··· Data for this task

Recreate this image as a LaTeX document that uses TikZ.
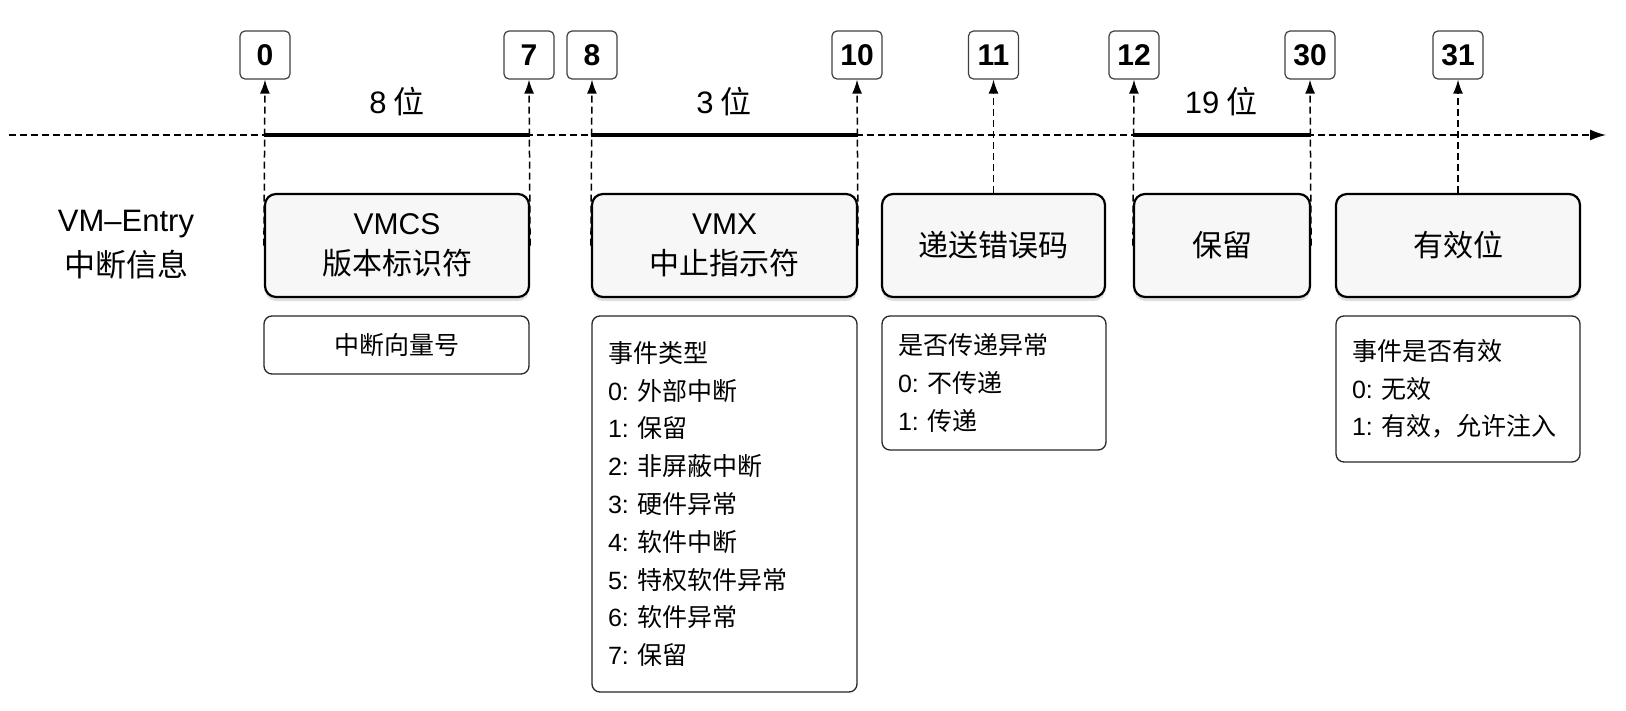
\documentclass[tikz,border=0pt]{standalone}
\usepackage{fontspec}
\setmainfont{Noto Sans CJK SC}
\newfontfamily\latin{Liberation Sans}
\newcommand{\numlbl}[1]{{\latin #1:}\hspace{9pt}}
\usetikzlibrary{arrows.meta,shadows}

\begin{document}
\begin{tikzpicture}[x=1pt,y=-1pt]
\tikzstyle{bitbox}=[draw=black!75, line width=1.2pt, rounded corners=5pt, fill=white, minimum width=50pt, minimum height=48pt, inner xsep=6pt, inner ysep=0pt, font=\latin\bfseries\fontsize{30}{30}\selectfont]
\tikzstyle{fieldbox}=[draw=black, line width=2.2pt, rounded corners=11pt, fill=black!3, drop shadow={shadow xshift=0pt, shadow yshift=-4pt, opacity=0.25}, minimum height=103pt, inner sep=0pt, align=center, font=\fontsize{30}{40}\selectfont]
\tikzstyle{notebox}=[draw=black!85, line width=1.3pt, rounded corners=8pt, inner xsep=16pt, inner ysep=0pt, align=left, font=\fontsize{25}{37.8}\selectfont]
\tikzstyle{bitarrow}=[line width=1.5pt, dash pattern=on 7pt off 4pt, -{Latex[length=14pt,width=10pt]}]
\useasboundingbox (0,0) rectangle (1626,710);

\node (title) at (126,245) [align=center, font=\fontsize{31}{45}\selectfont] {{\latin VM–Entry}\\中断信息};

\node (vmcs) [fieldbox, minimum width=264pt] at (397,245.5) {{\latin VMCS}\\版本标识符};
\node (vmx) [fieldbox, minimum width=265pt] at (724.5,245.5) {{\latin VMX}\\中止指示符};
\node (err) [fieldbox, minimum width=223pt] at (993.5,245.5) {递送错误码};
\node (rsv) [fieldbox, minimum width=176pt] at (1222,245.5) {保留};
\node (valid) [fieldbox, minimum width=244pt] at (1458,245.5) {有效位};

\node (b0) [bitbox] at (265,55) {0};
\node (b7) [bitbox] at (529,55) {7};
\node (b8) [bitbox] at (592,55) {8};
\node (b10) [bitbox] at (857,55) {10};
\node (b11) [bitbox] at (993.5,55) {11};
\node (b12) [bitbox] at (1134,55) {12};
\node (b30) [bitbox] at (1310,55) {30};
\node (b31) [bitbox] at (1458,55) {31};

% bit axis
\coordinate (axstart) at (9,135);
\coordinate (axend) at (1606,135);
\draw[line width=1.5pt, dash pattern=on 7pt off 4pt, -{Latex[length=16pt,width=11pt]}] (axstart) -- (axend);
\draw[line width=3.5pt] (vmcs.west |- axstart) -- (vmcs.east |- axstart);
\draw[line width=3.5pt] (vmx.west |- axstart) -- (vmx.east |- axstart);
\draw[line width=3.5pt] (rsv.west |- axstart) -- (rsv.east |- axstart);

\node (w8) at (397,102) [font=\fontsize{31}{31}\selectfont] {{\latin 8} 位};
\node (w3) at (724,102) [font=\fontsize{31}{31}\selectfont] {{\latin 3} 位};
\node (w19) at (1221,102) [font=\fontsize{31}{31}\selectfont] {{\latin 19} 位};

\draw[bitarrow] (vmcs.west) -- (b0.south);
\draw[bitarrow] (vmcs.east) -- (b7.south);
\draw[bitarrow] (vmx.west) -- (b8.south);
\draw[bitarrow] (vmx.east) -- (b10.south);
\draw[bitarrow] (err.north) -- (b11.south);
\draw[bitarrow] (rsv.west) -- (b12.south);
\draw[bitarrow] (rsv.east) -- (b30.south);
\draw[bitarrow] (valid.north) -- (b31.south);

% notes
\node (vecnote) [notebox, text width=233pt, minimum height=58pt, align=center] at (396.5,345) {中断向量号};
\node (typenote) [notebox, text width=233pt, minimum height=376pt] at (724.5,504) {事件类型\\\numlbl{0}外部中断\\\numlbl{1}保留\\\numlbl{2}非屏蔽中断\\\numlbl{3}硬件异常\\\numlbl{4}软件中断\\\numlbl{5}特权软件异常\\\numlbl{6}软件异常\\\numlbl{7}保留};
\node (delivnote) [notebox, text width=192pt, minimum height=134pt] at (994,383) {是否传递异常\\\numlbl{0}不传递\\\numlbl{1}传递};
\node (validnote) [notebox, text width=212pt, minimum height=146pt] at (1458,389) {事件是否有效\\\numlbl{0}无效\\\numlbl{1}有效，允许注入};
\end{tikzpicture}
\end{document}
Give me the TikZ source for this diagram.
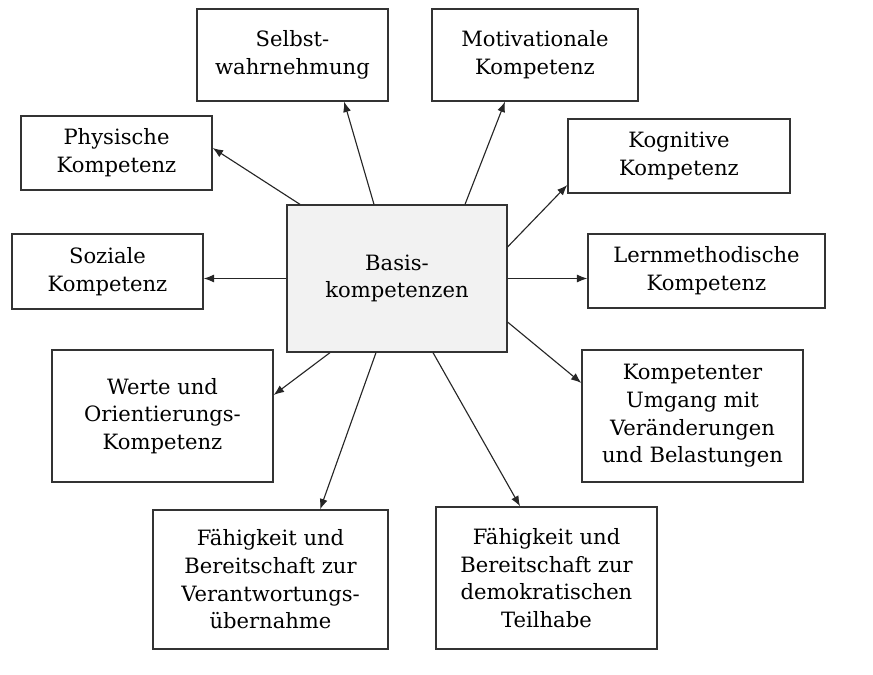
\documentclass[tikz,border=0pt]{standalone}
\usepackage{fontspec}
\setmainfont{DejaVu Serif}
\usepackage{tikz}
\usetikzlibrary{positioning}
\usetikzlibrary{arrows.meta}
\tikzset{
    kbox/.style = {rectangle, draw=black!80, line width=0.9pt, align=center, inner sep=0pt,
                   font=\fontsize{15}{19.7}\selectfont},
    kboxg/.style = {kbox, fill=black!5},
    edgek/.style = {-{Latex[length=2.6mm,width=2mm]}, line width=0.8pt, black!85},
}

\begin{document}
\begin{tikzpicture}[x=0.025cm,y=-0.025cm]
\useasboundingbox (0,0) rectangle (873,675);

\node[kboxg, minimum width=5.5cm, minimum height=3.675cm] at (397.0, 278.5) (basis) {Basis-\\kompetenzen};

\node[kbox, minimum width=4.775cm, minimum height=2.3cm] at (292.5, 55.0) (selbst) {Selbst-\\wahrnehmung};
\node[kbox, minimum width=5.15cm, minimum height=2.3cm] at (535.0, 55.0) (motiv) {Motivationale\\Kompetenz};
\node[kbox, minimum width=4.775cm, minimum height=1.85cm] at (116.5, 153.0) (phys) {Physische\\Kompetenz};
\node[kbox, minimum width=5.55cm, minimum height=1.85cm] at (679.0, 156.0) (kogn) {Kognitive\\Kompetenz};
\node[kbox, minimum width=4.775cm, minimum height=1.875cm] at (107.5, 271.5) (sozial) {Soziale\\Kompetenz};
\node[kbox, minimum width=5.925cm, minimum height=1.85cm] at (706.5, 271.0) (lern) {Lernmethodische\\Kompetenz};
\node[kbox, minimum width=5.525cm, minimum height=3.3cm] at (162.5, 416.0) (werte) {Werte und\\Orientierungs-\\Kompetenz};
\node[kbox, minimum width=5.525cm, minimum height=3.3cm] at (692.5, 416.0) (umgang) {Kompetenter\\Umgang mit\\Veränderungen\\und Belastungen};
\node[kbox, minimum width=5.875cm, minimum height=3.475cm] at (270.5, 579.5) (verant) {Fähigkeit und\\Bereitschaft zur\\Verantwortungs-\\übernahme};
\node[kbox, minimum width=5.525cm, minimum height=3.55cm, text depth=-0.25cm] at (546.5, 578.0) (demo) {Fähigkeit und\\Bereitschaft zur\\demokratischen\\Teilhabe};
%
\draw[edgek] ([xshift=-2.425cm]basis.north) -- ([yshift=0.125cm]phys.east);
\draw[edgek] ([xshift=-0.575cm]basis.north) -- ([xshift=1.29cm]selbst.south);
\draw[edgek] ([xshift=1.7cm]basis.north) -- ([xshift=-0.75cm]motiv.south);
\draw[edgek] ([yshift=0.79cm]basis.east) -- ([yshift=-0.725cm]kogn.west);
\draw[edgek] (basis.east) -- (basis.east -| lern.west);
\draw[edgek] ([yshift=-1.09cm]basis.east) -- ([yshift=0.825cm]umgang.west);
\draw[edgek] (basis.west) -- (basis.west -| sozial.east);
\draw[edgek] ([xshift=-1.675cm]basis.south) -- ([yshift=0.525cm]werte.east);
\draw[edgek] ([xshift=-0.525cm]basis.south) -- ([xshift=1.24cm]verant.north);
\draw[edgek] ([xshift=0.9cm]basis.south) -- ([xshift=-0.66cm]demo.north);

\end{tikzpicture}
\end{document}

······

__What is required__.
Pictures do not belong in the copy. Repeat only the lines from the top of the records through the line containing "(b31) [bitbox] at".

__Written solution__.
Recreate this image as a LaTeX document that uses TikZ.
\documentclass[tikz,border=0pt]{standalone}
\usepackage{fontspec}
\setmainfont{Noto Sans CJK SC}
\newfontfamily\latin{Liberation Sans}
\newcommand{\numlbl}[1]{{\latin #1:}\hspace{9pt}}
\usetikzlibrary{arrows.meta,shadows}

\begin{document}
\begin{tikzpicture}[x=1pt,y=-1pt]
\tikzstyle{bitbox}=[draw=black!75, line width=1.2pt, rounded corners=5pt, fill=white, minimum width=50pt, minimum height=48pt, inner xsep=6pt, inner ysep=0pt, font=\latin\bfseries\fontsize{30}{30}\selectfont]
\tikzstyle{fieldbox}=[draw=black, line width=2.2pt, rounded corners=11pt, fill=black!3, drop shadow={shadow xshift=0pt, shadow yshift=-4pt, opacity=0.25}, minimum height=103pt, inner sep=0pt, align=center, font=\fontsize{30}{40}\selectfont]
\tikzstyle{notebox}=[draw=black!85, line width=1.3pt, rounded corners=8pt, inner xsep=16pt, inner ysep=0pt, align=left, font=\fontsize{25}{37.8}\selectfont]
\tikzstyle{bitarrow}=[line width=1.5pt, dash pattern=on 7pt off 4pt, -{Latex[length=14pt,width=10pt]}]
\useasboundingbox (0,0) rectangle (1626,710);

\node (title) at (126,245) [align=center, font=\fontsize{31}{45}\selectfont] {{\latin VM–Entry}\\中断信息};

\node (vmcs) [fieldbox, minimum width=264pt] at (397,245.5) {{\latin VMCS}\\版本标识符};
\node (vmx) [fieldbox, minimum width=265pt] at (724.5,245.5) {{\latin VMX}\\中止指示符};
\node (err) [fieldbox, minimum width=223pt] at (993.5,245.5) {递送错误码};
\node (rsv) [fieldbox, minimum width=176pt] at (1222,245.5) {保留};
\node (valid) [fieldbox, minimum width=244pt] at (1458,245.5) {有效位};

\node (b0) [bitbox] at (265,55) {0};
\node (b7) [bitbox] at (529,55) {7};
\node (b8) [bitbox] at (592,55) {8};
\node (b10) [bitbox] at (857,55) {10};
\node (b11) [bitbox] at (993.5,55) {11};
\node (b12) [bitbox] at (1134,55) {12};
\node (b30) [bitbox] at (1310,55) {30};
\node (b31) [bitbox] at (1458,55) {31};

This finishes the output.